B’nai B’rith International CEO Dan Mariaschin told The Jerusalem Post that he was “deeply concerned” about what agreement might come out of the Vienna talks.

“If issues like Iranian missile and centrifuge development and manufacture, and snap, intrusive inspections of military sites, not to mention Iran’s menacing malign behavior throughout the region [are not addressed], what will have been the purpose of reentering talks with Tehran?” he said.

“And what of even-more truncated sunset clauses which would allow Iran to resume its nuclear program unfettered?” Mariaschin continued. “Moreover, reports that side agreements that might remove the Iranian Revolutionary Guards from terrorism lists, or which would pull back efforts to prosecute those Iranians who perpetrated such acts of terrorism as the attack on the AMIA social welfare building in Buenos Aires in 1994, should be of special concern.

“The P5+1 countries need to pause and think of the consequences of any agreement that leaves Iran to its own devices,” he said. “Sunday’s Iranian attack on Erbil is yet another example that the regime in Tehran cares less about negotiated agreements than it does about wanting to maintain its ability to act with impunity to advance its interests in the region.”

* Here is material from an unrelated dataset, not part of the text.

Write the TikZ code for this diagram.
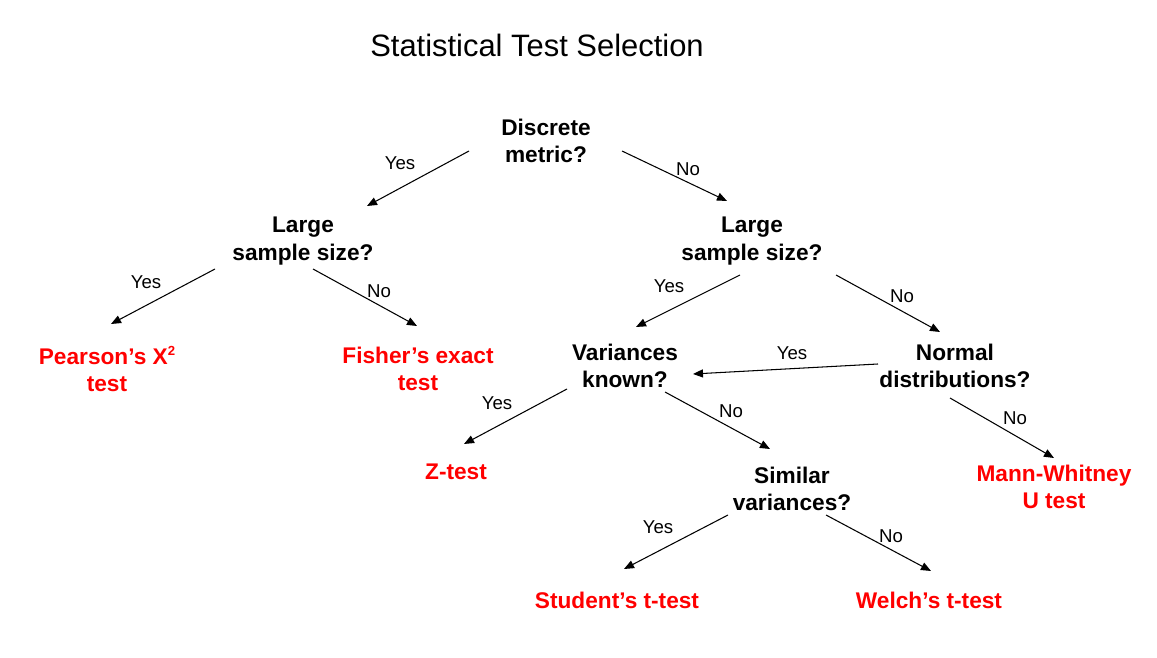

CUFI Action Fund chairwoman Sandra Parker told the Post that everything she has heard and read about the impending deal indicates the Biden administration “has capitulated to Iran in a manner not even Tehran could’ve fathomed.”

“If the reports are true, the coming Iran deal will be one of the most significant foreign policy blunders of modern American history,” Parker said. “As we have seen in Afghanistan and continue to see now, President Biden’s approach to foreign policy enables our adversaries and imperils our allies. It is both dangerous and disgraceful.”